When tapped for convoy escort in Baghdad, it’s often forced into a slower orbit over urban areas where the enemy blends in with a sea of innocents.
“When taken together, that’s not to the pilot’s advantage,” said Guy Ben-Ari, a defense industrial specialist at the Center for Strategic and International Studies in Washington. “It’s a deadly combination. Literally. These aircraft were not intended to be able to withstand a lot of fire, and it only takes a moment to bring a weapon to bear.”
Based on a help wanted ad Blackwater ran earlier this year, the company only intends to ratchet things up.
Placed in the Sun Journal of New Bern, N.C., a town ringed by military bases, the ad stated that Blackwater’s helicopter work in Iraq is expanding. It sought pilots with service experience and mechanics to work 60-day stretches rotated with 30 days at home.
The company is already such a war zone fixture that its name has seeped into battlefield slang.

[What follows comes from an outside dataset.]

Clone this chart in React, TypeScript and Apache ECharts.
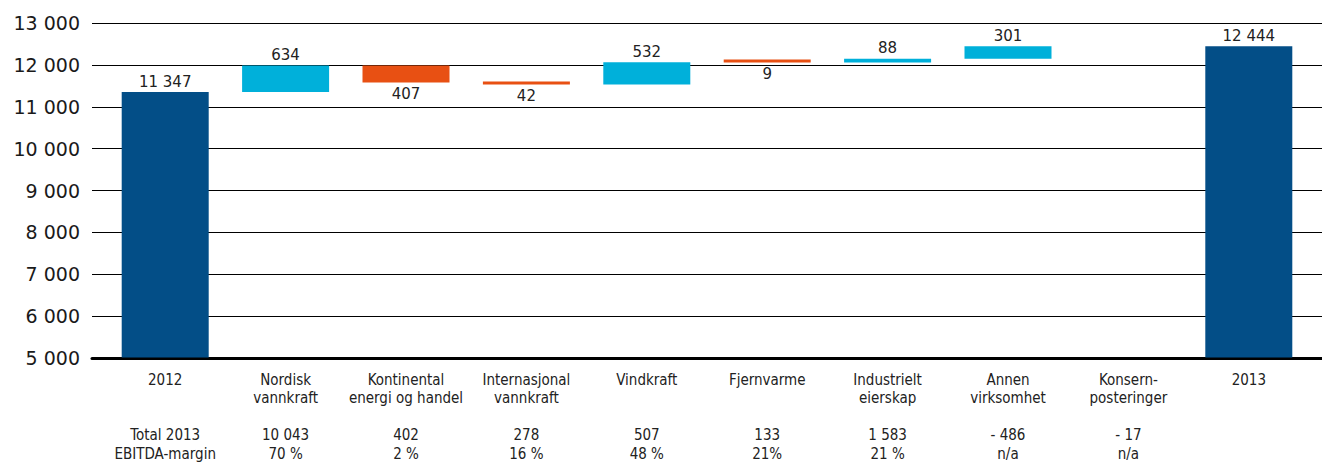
import React, { useEffect, useRef } from "react";
import * as echarts from "echarts";

const categoryNames = [
  "2012",
  "Nordisk\nvannkraft",
  "Kontinental\nenergi og handel",
  "Internasjonal\nvannkraft",
  "Vindkraft",
  "Fjernvarme",
  "Industrielt\neierskap",
  "Annen\nvirksomhet",
  "Konsern-\nposteringer",
  "2013",
];
const totals2013 = ["Total 2013", "10 043", "402", "278", "507", "133", "1 583", "- 486", "- 17", ""];
const ebitdaMargins = ["EBITDA-margin", "70 %", "2 %", "16 %", "48 %", "21%", "21 %", "n/a", "n/a", ""];

const startValue = 11347;
const deltas = [634, -407, -42, 532, -9, 88, 301, 0];
const endValue = 12444;

const yMin = 5000;
const yMax = 13000;
const yInterval = 1000;

const fmt = (n: number) => String(Math.abs(n)).replace(/\B(?=(\d{3})+(?!\d))/g, " ");

export default function App() {
  const ref = useRef<HTMLDivElement>(null);
  useEffect(() => {
    if (!ref.current) return;
    const chart = echarts.init(ref.current, null, { renderer: "svg" });

    const labels = categoryNames.map((c, i) => {
      const lines = c.split("\n");
      if (lines.length < 2) lines.push("");
      if (totals2013[i] || ebitdaMargins[i]) {
        return [...lines, "", totals2013[i], ebitdaMargins[i]].join("\n");
      }
      return lines.join("\n");
    });

    const base: (number | string)[] = ["-"];
    const inc: (number | string)[] = ["-"];
    const dec: (number | string)[] = ["-"];
    const tot: (number | string)[] = [startValue];
    let cum = startValue;
    deltas.forEach((d) => {
      if (d > 0) {
        base.push(cum);
        inc.push(d);
        dec.push("-");
      } else if (d < 0) {
        base.push(cum + d);
        inc.push("-");
        dec.push(-d);
      } else {
        base.push("-");
        inc.push("-");
        dec.push("-");
      }
      tot.push("-");
      cum += d;
    });
    base.push("-");
    inc.push("-");
    dec.push("-");
    tot.push(endValue);

    const labelStyle = {
      show: true,
      fontFamily: "DejaVu Sans",
      fontSize: 15,
      color: "#222",
      formatter: (p: any) => fmt(p.value),
    };

    chart.setOption({
      animation: false,
      grid: [
        { left: 92, right: 0, top: 23, height: 335 },
        { left: 105, right: 13, top: 23, height: 335 },
      ],
      xAxis: [
        {
          type: "category",
          gridIndex: 0,
          data: categoryNames,
          axisLabel: { show: false },
          axisTick: { show: false },
          axisLine: { show: true, lineStyle: { color: "#000", width: 3 } },
        },
        {
          type: "category",
          gridIndex: 1,
          data: labels,
          axisLine: { show: false },
          axisTick: { show: false },
          axisLabel: {
            interval: 0,
            margin: 13,
            fontFamily: "DejaVu Sans Condensed",
            fontSize: 15,
            lineHeight: 18.5,
            color: "#222",
            align: "center",
          },
        },
      ],
      yAxis: [
        {
          type: "value",
          gridIndex: 0,
          min: yMin,
          max: yMax,
          interval: yInterval,
          axisLine: { show: false },
          axisTick: { show: false },
          axisLabel: {
            margin: 12,
            fontFamily: "DejaVu Sans",
            fontSize: 19,
            color: "#1a1a1a",
            formatter: (v: number) => fmt(v),
          },
          splitLine: { show: true, lineStyle: { color: "#000", width: 1 } },
        },
        {
          type: "value",
          gridIndex: 1,
          min: yMin,
          max: yMax,
          interval: yInterval,
          show: false,
          splitLine: { show: false },
        },
      ],
      series: [
        {
          name: "base",
          type: "bar",
          xAxisIndex: 1,
          yAxisIndex: 1,
          stack: "w",
          barWidth: 87,
          silent: true,
          itemStyle: { color: "transparent" },
          data: base,
        },
        {
          name: "increase",
          type: "bar",
          xAxisIndex: 1,
          yAxisIndex: 1,
          stack: "w",
          barWidth: 87,
          barMinHeight: 3,
          itemStyle: { color: "#00b0da" },
          label: { ...labelStyle, position: "top", distance: 3 },
          data: inc,
        },
        {
          name: "decrease",
          type: "bar",
          xAxisIndex: 1,
          yAxisIndex: 1,
          stack: "w",
          barWidth: 87,
          barMinHeight: 3,
          itemStyle: { color: "#e85013" },
          label: { ...labelStyle, position: "bottom", distance: 4 },
          data: dec,
        },
        {
          name: "total",
          type: "bar",
          xAxisIndex: 1,
          yAxisIndex: 1,
          stack: "w",
          barWidth: 87,
          itemStyle: { color: "#034e87" },
          label: { ...labelStyle, position: "top", distance: 3 },
          data: tot,
        },
      ],
    });
    return () => chart.dispose();
  }, []);
  return (
    <div
      ref={ref}
      style={{ position: "absolute", left: 0, top: 0, width: 1322, height: 463, background: "#fff" }}
    />
  );
}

When a soldier sheds his uniform to work for a private security outfit, it’s known as “Going to Blackwater” – no matter the new employer.

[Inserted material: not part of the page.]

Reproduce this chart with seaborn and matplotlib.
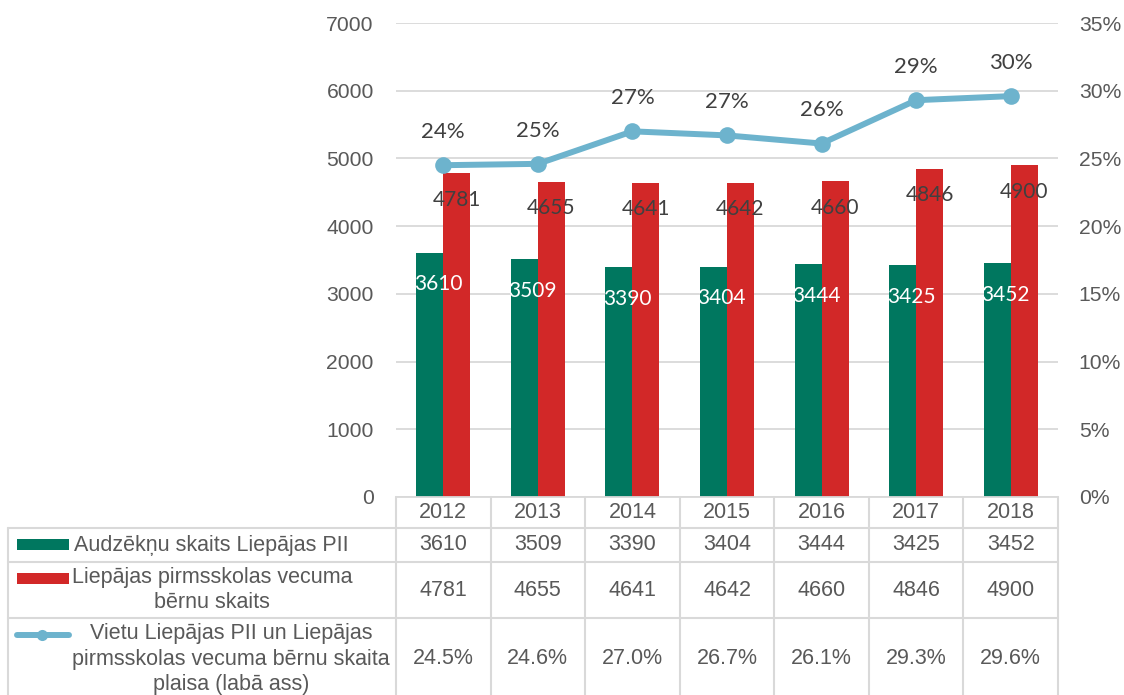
import numpy as np
import pandas as pd
import matplotlib.pyplot as plt
import seaborn as sns
from matplotlib.patches import Rectangle
from matplotlib.lines import Line2D

sns.set_theme(style="white")
plt.rcParams["font.family"] = ["Liberation Sans", "DejaVu Sans"]

# Data
years = ["2012", "2013", "2014", "2015", "2016", "2017", "2018"]
pupils = [3610, 3509, 3390, 3404, 3444, 3425, 3452]
children = [4781, 4655, 4641, 4642, 4660, 4846, 4900]
gap_pct = [24.5, 24.6, 27.0, 26.7, 26.1, 29.3, 29.6]

s1 = "Audzēkņu skaits Liepājas PII"
s2 = "Liepājas pirmsskolas vecuma\nbērnu skaits"
s3 = "Vietu Liepājas PII un Liepājas\npirmsskolas vecuma bērnu skaita\nplaisa (labā ass)"

green = "#00775F"
red = "#D22828"
blue = "#6DB3CD"
txt = "#595959"
grid = "#D9D9D9"

df = pd.DataFrame({
    "year": years * 2,
    "value": pupils + children,
    "series": [s1] * len(years) + [s2] * len(years),
})

W, H = 1124, 695
fig = plt.figure(figsize=(W / 100, H / 100), dpi=100)

# overlay for the data table (pixel coordinates)
tab = fig.add_axes([0, 0, 1, 1], zorder=0)
tab.set_xlim(0, W)
tab.set_ylim(H, 0)
tab.axis("off")

ax = fig.add_axes([396 / W, 1 - 497 / H, 662 / W, 474 / H], zorder=1)
ax.patch.set_alpha(0)
sns.barplot(data=df, x="year", y="value", hue="series", palette=[green, red],
            width=0.57, saturation=1, linewidth=0, ax=ax, legend=False)
ax.set_xlim(-0.5, len(years) - 0.5)
ax.set_ylim(0, 7000)
ax.set_yticks(range(0, 7001, 1000))
ax.yaxis.grid(True, color=grid, lw=1.3)
ax.set_axisbelow(True)
ax.set_xlabel("")
ax.set_ylabel("")
ax.set_xticks([])
for sp in ["top", "right", "left"]:
    ax.spines[sp].set_visible(False)
ax.spines["bottom"].set_color(grid)
ax.spines["bottom"].set_linewidth(1.3)
ax.tick_params(axis="y", labelsize=15.2, colors=txt, length=0, pad=16)

lab_font = ["Lato", "DejaVu Sans"]
bw = 0.285
for i in range(len(years)):
    ax.annotate(str(pupils[i]), (i - bw / 2, pupils[i]), xytext=(6, -23),
                textcoords="offset points", ha="center", va="center",
                fontsize=15, color="white", family=lab_font)
    ax.annotate(str(children[i]), (i + bw / 2, children[i]), xytext=(0, -19),
                textcoords="offset points", ha="center", va="center",
                fontsize=15, color="#404040", family=lab_font)

ax2 = ax.twinx()
sns.lineplot(x=np.arange(len(years)), y=gap_pct, ax=ax2, color=blue, lw=4.3,
             marker="o", markersize=12, markeredgewidth=0, zorder=5)
ax2.set_ylim(0, 35)
ax2.set_yticks(range(0, 36, 5))
ax2.set_yticklabels([f"{v}%" for v in range(0, 36, 5)])
ax2.tick_params(axis="y", labelsize=15.2, colors=txt, length=0, pad=15)
for sp in ax2.spines.values():
    sp.set_visible(False)
ax2.grid(False)
for i, v in enumerate(gap_pct):
    ax2.annotate(f"{v:.0f}%", (i, v), xytext=(0, 24), textcoords="offset points",
                 ha="center", va="center", fontsize=16, color="#404040",
                 family=lab_font)

# data table
fig.canvas.draw()
to_px = ax.transData + tab.transData.inverted()
edges = [to_px.transform((i - 0.5, 0))[0] for i in range(len(years) + 1)]
centers = [to_px.transform((i, 0))[0] for i in range(len(years))]
left = 8
rows = [497, 528, 562, 618, 700]
lc = dict(color=grid, lw=1.5, zorder=1)

for y in rows[1:4]:
    tab.plot([left, edges[-1]], [y, y], **lc)
tab.plot([left, left], [rows[1], H], **lc)
for x in edges:
    tab.plot([x, x], [rows[0], H], **lc)

fs = 15.5
for i in range(len(years)):
    tab.text(centers[i], (rows[0] + rows[1]) / 2, years[i], ha="center", va="center",
             fontsize=fs, color=txt)
    tab.text(centers[i], (rows[1] + rows[2]) / 2, str(pupils[i]), ha="center", va="center",
             fontsize=fs, color=txt)
    tab.text(centers[i], (rows[2] + rows[3]) / 2, str(children[i]), ha="center", va="center",
             fontsize=fs, color=txt)
    tab.text(centers[i], 659, f"{gap_pct[i]:.1f}%", ha="center", va="center",
             fontsize=fs, color=txt)

# legend keys + names
tab.add_patch(Rectangle((17, 539), 52, 11, color=green, lw=0))
tab.text(74, 545, s1, ha="left", va="center", fontsize=fs, color=txt)
tab.add_patch(Rectangle((17, 573), 52, 11, color=red, lw=0))
tab.text(212, 590, s2, ha="center", va="center", fontsize=fs, color=txt,
         multialignment="center", linespacing=1.3)
tab.add_line(Line2D([17, 69], [635, 635], color=blue, lw=4.3, solid_capstyle="round"))
tab.add_line(Line2D([42], [635], color=blue, marker="o", markersize=8, markeredgewidth=0))
tab.text(231, 659, s3, ha="center", va="center", fontsize=fs, color=txt,
         multialignment="center", linespacing=1.3)

plt.savefig("out.png", dpi=100)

No doubt, the cool factor of the Little Birds helps. As Batty the Marine wrote: “The soldiers around me always say the same thing whenever Blackwater is overhead: ‘Man, I would do anything to have that job.’ ”
In the love-’em-hate-’em universe of hired guns, Batty simply admires the Little Bird’s contribution to esprit de corps in a place where morale tends to flatline fast.
Batty wrote that he didn’t see a Little Bird for a week or so after January’s crash. On the day they reappeared, he and his men were pushing through Baghdad in the remnants of a sandstorm. The blow had grounded the usual military choppers.
It was not a pretty scene:
“Eerie, off-world yellow…. Cracked concrete, ancient sandbags. Rusting hulks of forgotten car bombs. Skittish dogs on the sidewalk, ribs showing. Ragged Iraqi cops in mismatched uniforms… the usual smell of raw sewage and burning plastic.
“And somewhere above the crappy morning of yet another day spent on Iraqi roads, I could hear that delicious buzz again… here they came… skimming along the avenue, right in front of us, just barely above the broken streetlights….
“The rock stars were back, and the show would go on…. It was going to be a good day after all.”